XXVII. SOLO UN MOMENTO 

Solo un momento gente, non ho ancora finito. Ho fatto una pausa per farmi due dita di Vecchio Jack… è pur sempre il mio settantacinquesimo compleanno e domani… SI PARTE!
    Ma torniamo alla sera maledetta. Dopo aver fatto sparire tutti gli indizi ci ritrovammo intorno al tavolo della sala da pranzo. Il silenzio era calato su di noi come una cappa di smog soffocante. Mentre avvertivamo la follia dissolversi nessuno osava aprire bocca. Altro misterioso evento: ci assopimmo tutti quanti. Quando alle prime luci dell’alba ci svegliammo, non avemmo bisogno di parole per capire che nulla sarebbe mai  più stato come prima.
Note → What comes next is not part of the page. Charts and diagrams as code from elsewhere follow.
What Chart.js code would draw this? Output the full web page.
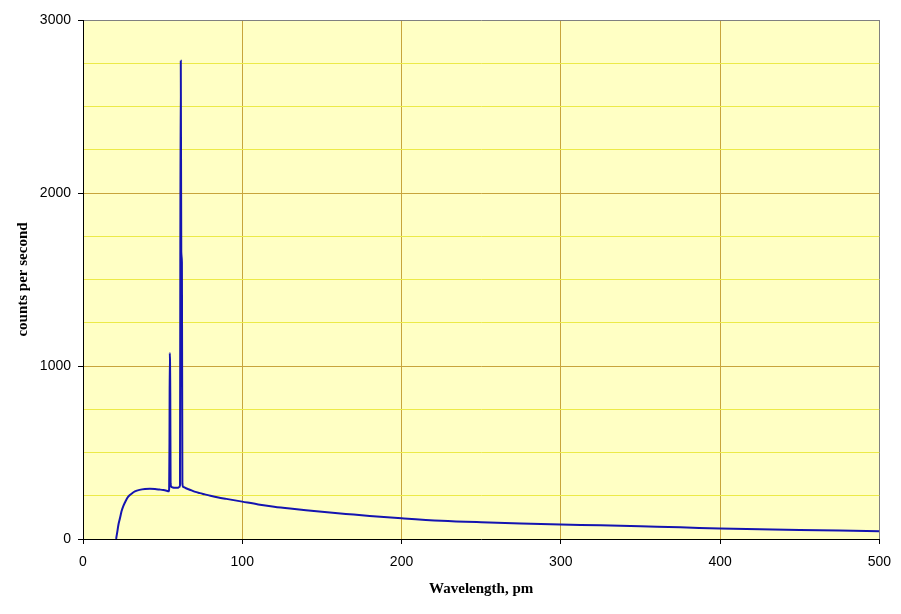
<!DOCTYPE html>
<html>
<head>
<meta charset="utf-8">
<script src="https://cdn.jsdelivr.net/npm/chart.js@4.4.1/dist/chart.umd.min.js"></script>
<style>
    body { margin: 0; background: #ffffff; }
    #wrap { width: 901px; height: 614px; position: relative; }
</style>
</head>
<body>
<div id="wrap"><canvas id="spectrum"></canvas></div>
<script>
// Wavelength (pm) and counts per second
const wavelengths = [
    20.8, 21.5, 22.3, 23.2, 24.2, 25.3, 26.8, 28.4, 30.5, 32.6,
    35.5, 38.9, 42, 45.2, 48, 50.4, 52.5, 53.8,
    54.1, 54.3, 54.5, 54.8, 55.0, 55.6, 57.5, 59.5, 60.4,
    60.9, 61.1, 61.4, 61.7, 62.1, 62.4, 63,
    65, 67, 70, 73.4, 76.5, 80, 85, 90, 100, 110, 120, 130, 140, 150,
    165, 180, 200, 225, 250, 275, 300, 325, 350, 375, 400, 425, 450, 475, 500
];
const counts = [
    0, 40, 85, 120, 160, 190, 220, 245, 262, 275,
    284, 289, 290, 289, 286, 283, 279, 276,
    290, 560, 1075, 845, 320, 300, 296, 296, 300,
    310, 1600, 2765, 1660, 1600, 320, 300,
    292, 285, 274, 265, 258, 250, 240, 232, 216, 200, 187, 176, 166, 157,
    145, 133, 120, 106, 97, 90, 84, 79, 73, 68, 60, 56, 52, 49, 45
];

const xTicks = [0, 100, 200, 300, 400, 500];
const yMajor = [0, 1000, 2000, 3000];

const colors = {
    plotBg: '#ffffc4',
    majorGrid: '#c8a43c',
    minorGrid: '#ecea48',
    frame: '#808080',
    line: '#1414b0'
};

const plotBackground = {
    id: 'plotBackground',
    beforeDraw(chart) {
        const {ctx, chartArea} = chart;
        ctx.save();
        ctx.fillStyle = colors.plotBg;
        ctx.fillRect(chartArea.left, chartArea.top, chartArea.right - chartArea.left, chartArea.bottom - chartArea.top);
        ctx.restore();
    }
};

const tickFont = { family: 'Liberation Sans', size: 14 };
const titleFont = { family: 'Liberation Serif', size: 15, weight: 'bold' };

new Chart(document.getElementById('spectrum').getContext('2d'), {
    type: 'line',
    data: {
        datasets: [{
            data: wavelengths.map((w, i) => ({ x: w, y: counts[i] })),
            borderColor: colors.line,
            borderWidth: 2,
            pointRadius: 0,
            fill: false,
            cubicInterpolationMode: 'monotone'
        }]
    },
    options: {
        responsive: true,
        maintainAspectRatio: false,
        animation: false,
        layout: { padding: { top: 20, right: 21, left: 0, bottom: 0 } },
        plugins: {
            legend: { display: false },
            tooltip: { enabled: false }
        },
        scales: {
            x: {
                type: 'linear',
                min: 0,
                max: 500,
                afterFit: (scale) => { scale.height = 75; },
                afterBuildTicks: (scale) => { scale.ticks = xTicks.map(v => ({ value: v })); },
                grid: {
                    color: (ctx) => {
                        const v = ctx.tick ? ctx.tick.value : null;
                        if (v === 0) return 'rgba(0,0,0,0)';
                        if (v === 500) return colors.frame;
                        return colors.majorGrid;
                    },
                    tickColor: '#000000',
                    tickLength: 5,
                    lineWidth: 1
                },
                border: { color: '#000000', width: 1 },
                ticks: {
                    color: '#000000',
                    font: tickFont,
                    padding: 10,
                    maxRotation: 0,
                    autoSkip: false
                },
                title: {
                    display: true,
                    text: 'Wavelength, pm',
                    color: '#000000',
                    font: titleFont,
                    padding: { top: 0, bottom: 16 }
                }
            },
            y: {
                min: 0,
                max: 3000,
                afterFit: (scale) => { scale.width = 83; },
                ticks: {
                    stepSize: 250,
                    autoSkip: false,
                    color: '#000000',
                    font: tickFont,
                    padding: 7,
                    callback: (v) => (yMajor.includes(v) ? v : '')
                },
                grid: {
                    color: (ctx) => {
                        const v = ctx.tick ? ctx.tick.value : null;
                        if (v === 0) return 'rgba(0,0,0,0)';
                        if (v === 3000) return colors.frame;
                        return yMajor.includes(v) ? colors.majorGrid : colors.minorGrid;
                    },
                    tickColor: (ctx) => (ctx.tick && yMajor.includes(ctx.tick.value) ? '#000000' : 'rgba(0,0,0,0)'),
                    tickLength: 5,
                    lineWidth: 1
                },
                border: { color: '#000000', width: 1 },
                title: {
                    display: true,
                    text: 'counts per second',
                    color: '#000000',
                    font: titleFont,
                    padding: { top: 14, bottom: 0 }
                }
            }
        }
    },
    plugins: [plotBackground]
});
</script>
</body>
</html>
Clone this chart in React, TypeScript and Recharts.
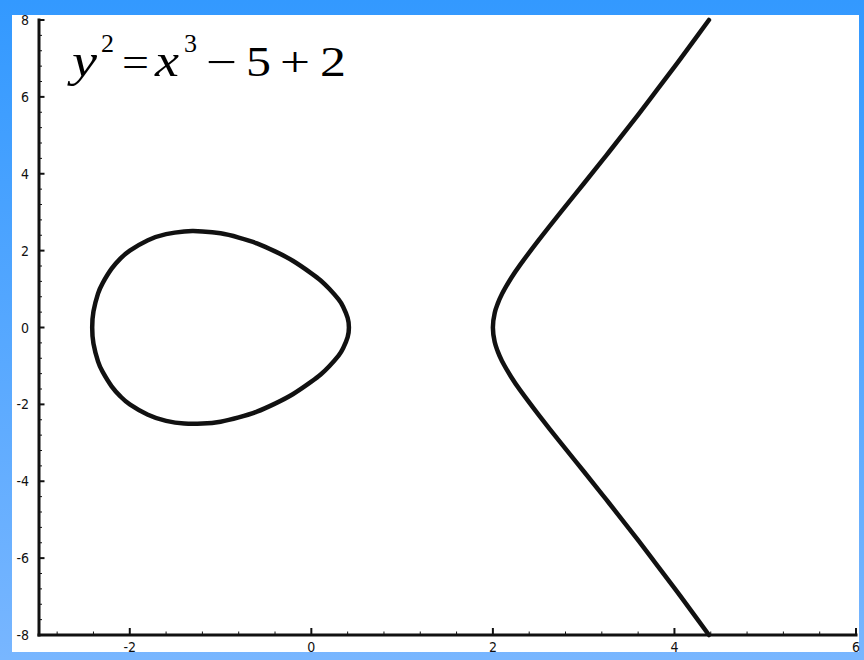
import { LineChart, Line, XAxis, YAxis } from "recharts";

// closed loop, starting at its top and running clockwise
const loopX = [
  -1.3, -1.2, -1.0, -0.8, -0.6, -0.4, -0.2, 0, 0.1, 0.2, 0.3, 0.35, 0.4, 0.414,
  0.4, 0.35, 0.3, 0.2, 0.1, 0, -0.2, -0.4, -0.6, -0.8, -1.0, -1.2, -1.4, -1.6, -1.8, -2.0, -2.1, -2.2, -2.3, -2.35, -2.4, -2.414,
  -2.4, -2.35, -2.3, -2.2, -2.1, -2.0, -1.8, -1.6, -1.4, -1.3,
];
const loopY = [
  2.51, 2.5, 2.45, 2.34, 2.19, 1.98, 1.73, 1.41, 1.23, 1.0, 0.73, 0.54, 0.25, 0,
  -0.25, -0.54, -0.73, -1.0, -1.23, -1.41, -1.73, -1.98, -2.19, -2.34, -2.45, -2.5, -2.5, -2.43, -2.27, -2.0, -1.8, -1.53, -1.15, -0.88, -0.42, 0,
  0.42, 0.88, 1.15, 1.53, 1.8, 2.0, 2.27, 2.43, 2.5, 2.51,
];

// open branch, top end down through the vertex to the bottom end
const branchX = [
  4.38, 4.25, 4.0, 3.75, 3.5, 3.25, 3.0, 2.75, 2.5, 2.3, 2.2, 2.1, 2.05, 2.02, 2.0,
  2.02, 2.05, 2.1, 2.2, 2.3, 2.5, 2.75, 3.0, 3.25, 3.5, 3.75, 4.0, 4.25, 4.38,
];
const branchY = [
  8.0, 7.58, 6.78, 6.0, 5.23, 4.48, 3.74, 3.01, 2.26, 1.63, 1.28, 0.87, 0.6, 0.38, 0,
  -0.38, -0.6, -0.87, -1.28, -1.63, -2.26, -3.01, -3.74, -4.48, -5.23, -6.0, -6.78, -7.58, -8.0,
];

const xLabels = [-2, 0, 2, 4, 6];
const yLabels = [-8, -6, -4, -2, 0, 2, 4, 6, 8];
const MINOR_STEP = 0.4;

const INK = "#111";
const tickFont = {
  fontFamily: "'Liberation Sans Narrow', 'DejaVu Sans Condensed', 'Liberation Sans', sans-serif",
  fontSize: 14,
  fill: "#111",
};
const serif = "'Liberation Serif', 'Times New Roman', serif";

const toPoints = (xs: number[], ys: number[]) => xs.map((x, i) => ({ x, y: ys[i] }));
const loopData = toPoints(loopX, loopY);
const branchData = toPoints(branchX, branchY);

function tickValues(from: number, to: number) {
  const out: number[] = [];
  for (let v = from; v <= to + 1e-9; v += MINOR_STEP) out.push(Math.round(v * 10) / 10);
  return out;
}
const xTicks = tickValues(-2.8, 6);
const yTicks = tickValues(-8, 8);

function XTick({ x, y, payload }: any) {
  const major = xLabels.includes(payload.value);
  return (
    <g>
      <line x1={x} x2={x} y1={y} y2={y - (major ? 7 : 3.5)} stroke={INK} strokeWidth={major ? 2 : 1} />
      {major && (
        <text x={x} y={y + 17} textAnchor="middle" style={tickFont}>
          {payload.value}
        </text>
      )}
    </g>
  );
}

function YTick({ x, y, payload }: any) {
  const major = yLabels.includes(payload.value);
  return (
    <g>
      <line x1={x} x2={x + (major ? 5.5 : 3)} y1={y} y2={y} stroke={INK} strokeWidth={major ? 2 : 1} />
      {major && (
        <text x={x - 10} y={y} dy="0.36em" textAnchor="end" style={tickFont}>
          {payload.value}
        </text>
      )}
    </g>
  );
}

// one glyph of the equation, stretched to a set advance width
function Glyph({ x, y, size, w, italic, children }: any) {
  return (
    <text
      x={x}
      y={y}
      fontSize={size}
      fontStyle={italic ? "italic" : "normal"}
      textLength={w}
      lengthAdjust="spacingAndGlyphs"
    >
      {children}
    </text>
  );
}

export default function App() {
  return (
    <div
      style={{
        position: "absolute",
        left: 0,
        top: 0,
        width: 864,
        height: 660,
        background: "linear-gradient(#3399ff, #78b6ff)",
      }}
    >
      <div style={{ position: "absolute", left: 12, top: 15, width: 847, height: 637, background: "#fff" }} />
      <div style={{ position: "absolute", left: 0, top: 0 }}>
        <LineChart width={864} height={660} margin={{ top: 20, right: 8, bottom: 0, left: 9 }}>
          <XAxis
            type="number"
            dataKey="x"
            domain={[-3, 6]}
            ticks={xTicks}
            interval={0}
            height={25}
            tickSize={0}
            tickMargin={0}
            tickLine={false}
            tick={<XTick />}
            axisLine={{ stroke: INK, strokeWidth: 3, strokeLinecap: "square" }}
          />
          <YAxis
            type="number"
            dataKey="y"
            domain={[-8, 8]}
            ticks={yTicks}
            interval={0}
            width={30}
            tickSize={0}
            tickMargin={0}
            tickLine={false}
            tick={<YTick />}
            axisLine={{ stroke: INK, strokeWidth: 3, strokeLinecap: "square" }}
          />
          <Line
            data={loopData}
            dataKey="y"
            type="natural"
            dot={false}
            stroke={INK}
            strokeWidth={4.5}
            strokeLinecap="round"
            isAnimationActive={false}
          />
          <Line
            data={branchData}
            dataKey="y"
            type="natural"
            dot={false}
            stroke={INK}
            strokeWidth={4.5}
            strokeLinecap="round"
            isAnimationActive={false}
          />
        </LineChart>
      </div>
      <svg width={400} height={110} style={{ position: "absolute", left: 0, top: 0 }}>
        <g style={{ fontFamily: serif, fill: "#000" }}>
          <Glyph x={72} y={76} size={46} w={25} italic>y</Glyph>
          <Glyph x={101} y={52} size={25} w={13}>2</Glyph>
          <Glyph x={122} y={76} size={42} w={27}>=</Glyph>
          <Glyph x={155} y={76} size={46} w={24} italic>x</Glyph>
          <Glyph x={184} y={52} size={25} w={13}>3</Glyph>
          <Glyph x={206} y={76} size={42} w={31}>−</Glyph>
          <Glyph x={246} y={76} size={42} w={25}>5</Glyph>
          <Glyph x={280} y={76} size={42} w={30}>+</Glyph>
          <Glyph x={320} y={76} size={42} w={26}>2</Glyph>
        </g>
      </svg>
    </div>
  );
}
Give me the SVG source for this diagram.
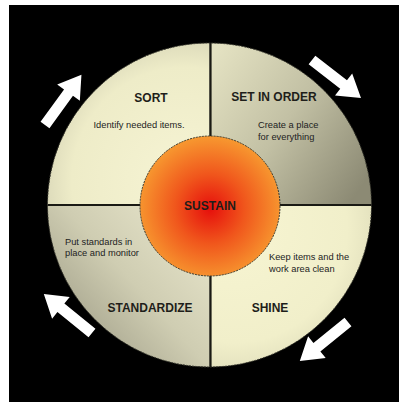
<svg xmlns="http://www.w3.org/2000/svg" width="399" height="402" viewBox="0 0 399 402">
<style>
.title{font-family:"Liberation Sans",Arial,sans-serif;font-size:12px;fill:#1e1e1a;text-anchor:middle;font-weight:bold}
.desc{font-family:"Liberation Sans",Arial,sans-serif;font-size:9.3px;fill:#222}
.arrow{fill:#ffffff}
.div{stroke:#1a1a14;stroke-width:2.2}
.edge{fill:none;stroke:#3a3a30;stroke-width:1;stroke-dasharray:2 1}
</style>
<defs>
<radialGradient id="gTL" cx="0.85" cy="0.85" r="1">
<stop offset="0" stop-color="#f6f4d4"/><stop offset="0.7" stop-color="#eeecc8"/><stop offset="1" stop-color="#cfcdb0"/>
</radialGradient>
<linearGradient id="gTR" x1="0" y1="0.1" x2="1" y2="0.8">
<stop offset="0" stop-color="#e4e2c2"/><stop offset="0.5" stop-color="#c2c0a4"/><stop offset="1" stop-color="#8c8a74"/>
</linearGradient>
<radialGradient id="gBR" cx="0.15" cy="0.15" r="1">
<stop offset="0" stop-color="#f7f5d2"/><stop offset="0.7" stop-color="#f1efca"/><stop offset="1" stop-color="#dad8b6"/>
</radialGradient>
<linearGradient id="gBL" x1="1" y1="0" x2="0" y2="0.9">
<stop offset="0" stop-color="#ecead0"/><stop offset="0.5" stop-color="#cfcdb2"/><stop offset="1" stop-color="#95937e"/>
</linearGradient>
<radialGradient id="gC" cx="0.5" cy="0.52" r="0.55">
<stop offset="0" stop-color="#e60f0c"/><stop offset="0.45" stop-color="#f0561c"/><stop offset="1" stop-color="#f8a032"/>
</radialGradient>
<polygon id="arr" points="0,-5.5 40,-5.5 40,-14 62,0 40,14 40,5.5 0,5.5"/>
</defs>
<rect x="0" y="0" width="399" height="402" fill="#ffffff"/>
<rect x="9" y="5" width="390" height="397" fill="#000000"/>
<g id="ring">
<path d="M209.5,205 L209.5,43 A162,162 0 0 0 47.5,205 Z" fill="url(#gTL)"/>
<path d="M209.5,205 L209.5,43 A162,162 0 0 1 371.5,205 Z" fill="url(#gTR)"/>
<path d="M209.5,205 L371.5,205 A162,162 0 0 1 209.5,367 Z" fill="url(#gBR)"/>
<path d="M209.5,205 L209.5,367 A162,162 0 0 1 47.5,205 Z" fill="url(#gBL)"/>
<circle cx="209.5" cy="205" r="162" class="edge"/>
</g>
<g id="connectors">
<line x1="210.5" y1="43" x2="210.5" y2="367" class="div"/>
<line x1="47.5" y1="205" x2="371.5" y2="205" class="div"/>
<use href="#arr" class="arrow" transform="translate(45,125) rotate(-54)"/>
<use href="#arr" class="arrow" transform="translate(312,60) rotate(37.8)"/>
<use href="#arr" class="arrow" transform="translate(348,322) rotate(141)"/>
<use href="#arr" class="arrow" transform="translate(92,333) rotate(219)"/>
</g>
<g id="sustain">
<circle cx="210" cy="206" r="70" fill="url(#gC)"/>
<circle cx="210" cy="206" r="70" class="edge"/>
<text x="210" y="210" class="title" fill="#3a1008">SUSTAIN</text>
</g>
<g id="sort">
<text x="151" y="102" class="title">SORT</text>
<text x="139" y="128" class="desc" text-anchor="middle">Identify needed items.</text>
</g>
<g id="setinorder">
<text x="274" y="101" class="title">SET IN ORDER</text>
<text x="258" y="128" class="desc">Create a place</text>
<text x="258" y="140" class="desc">for everything</text>
</g>
<g id="shine">
<text x="270" y="312" class="title">SHINE</text>
<text x="269" y="260" class="desc">Keep items and the</text>
<text x="269" y="272" class="desc">work area clean</text>
</g>
<g id="standardize">
<text x="150" y="312" class="title">STANDARDIZE</text>
<text x="65" y="245" class="desc">Put standards in</text>
<text x="65" y="256" class="desc">place and monitor</text>
</g>
</svg>
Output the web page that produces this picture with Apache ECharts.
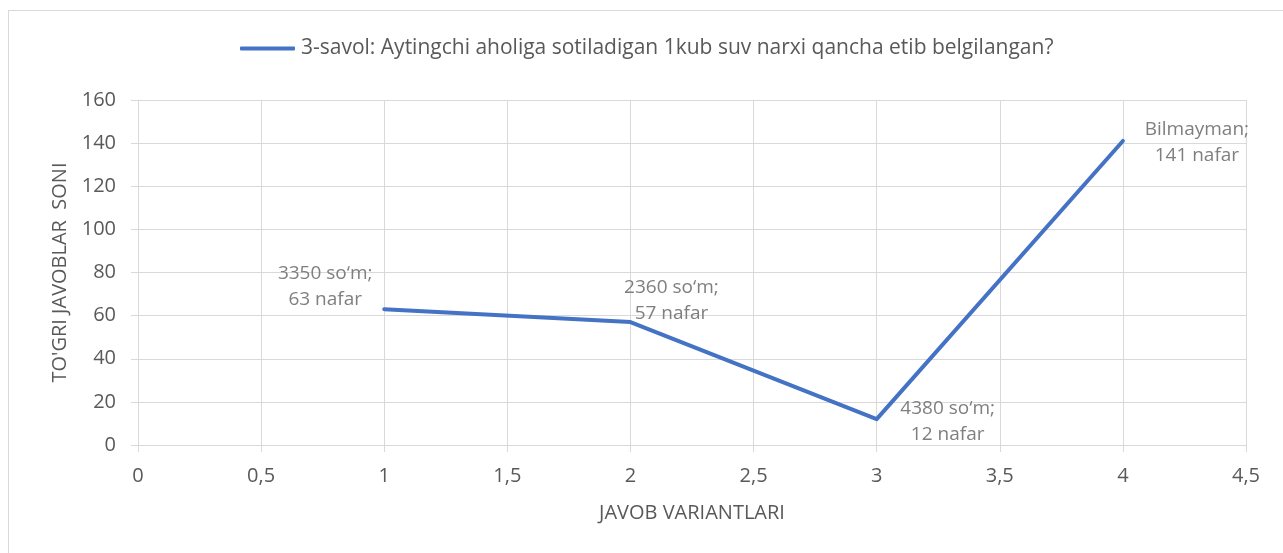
<!DOCTYPE html>
<html lang="uz">
<head>
  <meta charset="UTF-8">
  <title>3-savol</title>
  <script src="https://cdn.jsdelivr.net/npm/echarts@6/dist/echarts.min.js"></script>
  <style>
    html, body {
      margin: 0;
      padding: 0;
      background: #fff;
      overflow: hidden;
    }
    #frame {
      position: absolute;
      left: 8px;
      top: 10px;
      width: 1300px;
      height: 600px;
      border: 1px solid #d9d9d9;
      box-sizing: border-box;
    }
    #main {
      position: absolute;
      left: 0;
      top: 0;
      width: 1283px;
      height: 553px;
    }
  </style>
</head>
<body>
  <div id="frame"></div>
  <div id="main"></div>

  <script>
    // javob variantlari (x), javoblar soni (y), nuqta yorliqlari
    const xValues = [1, 2, 3, 4];
    const counts = [63, 57, 12, 141];
    const answerNames = ['3350 so\u2018m', '2360 so\u2018m', '4380 so\u2018m', 'Bilmayman'];
    const labelOffsets = [[-59, -23], [41, -22], [71, 2], [74, 2]];

    const seriesName = '3-savol: Aytingchi aholiga sotiladigan 1kub suv narxi qancha etib belgilangan?';
    const font = "'Open Sans', sans-serif";
    const gridColor = '#d9d9d9';
    const textColor = '#595959';

    const chart = echarts.init(document.getElementById('main'));

    const comma = v => String(v).replace('.', ',');

    const option = {
      animation: false,
      textStyle: { fontFamily: font },
      legend: {
        left: 235,
        top: 33,
        itemWidth: 55,
        itemHeight: 4,
        icon: 'roundRect',
        textStyle: { color: textColor, fontSize: 21, fontFamily: font, padding: [0, 0, 0, 1] },
        data: [seriesName]
      },
      grid: {
        left: 138,
        right: 37,
        top: 100,
        bottom: 108,
        containLabel: false
      },
      xAxis: {
        type: 'value',
        min: 0,
        max: 4.5,
        interval: 0.5,
        name: 'JAVOB VARIANTLARI',
        nameLocation: 'middle',
        nameGap: 58,
        nameTextStyle: { color: textColor, fontSize: 20, fontFamily: font },
        axisLine: { show: true, lineStyle: { color: gridColor, width: 1 } },
        axisTick: { show: true, length: 7, lineStyle: { color: gridColor } },
        axisLabel: {
          color: textColor,
          fontSize: 20,
          margin: 21,
          formatter: comma
        },
        splitLine: { show: true, lineStyle: { color: gridColor, width: 1 } }
      },
      yAxis: {
        type: 'value',
        min: 0,
        max: 160,
        interval: 20,
        name: "TO'GRI JAVOBLAR  SONI",
        nameLocation: 'middle',
        nameGap: 64,
        nameRotate: 90,
        nameTextStyle: { color: textColor, fontSize: 20, fontFamily: font },
        axisLine: { show: true, lineStyle: { color: gridColor, width: 1 } },
        axisTick: { show: true, length: 7, lineStyle: { color: gridColor } },
        axisLabel: {
          color: textColor,
          fontSize: 20,
          margin: 22
        },
        splitLine: { show: true, lineStyle: { color: gridColor, width: 1 } }
      },
      series: [
        {
          name: seriesName,
          type: 'line',
          showSymbol: true,
          symbol: 'circle',
          symbolSize: 0,
          lineStyle: { color: '#4472c4', width: 4, cap: 'round', join: 'round' },
          itemStyle: { color: '#4472c4' },
          data: xValues.map((x, i) => ({
            value: [x, counts[i]],
            label: {
              show: true,
              position: 'inside',
              offset: labelOffsets[i],
              align: 'center',
              verticalAlign: 'middle',
              lineHeight: 26,
              fontSize: 19,
              color: '#7f7f7f',
              fontFamily: font,
              formatter: answerNames[i] + ';\n' + counts[i] + ' nafar'
            }
          }))
        }
      ]
    };

    chart.setOption(option);
  </script>
</body>
</html>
Scrivo queste ultime righe a mano perché ho già staccato il computer. Quello che dovevo far sapere l’ho scritto. È arrivato il grande momento. Mamma, papà, mia sorella Arianna e il suo ragazzo Lando, la Blatta, Gisto, la famiglia Bongiovanni, e Capocchia mi stanno aspettando giù in strada. Li saluterò , poi andrò all’ospedale da Moruzzi. Il Vicagon Testa mi guarirà? Quando tornerò dal “Viaggio” lo saprete.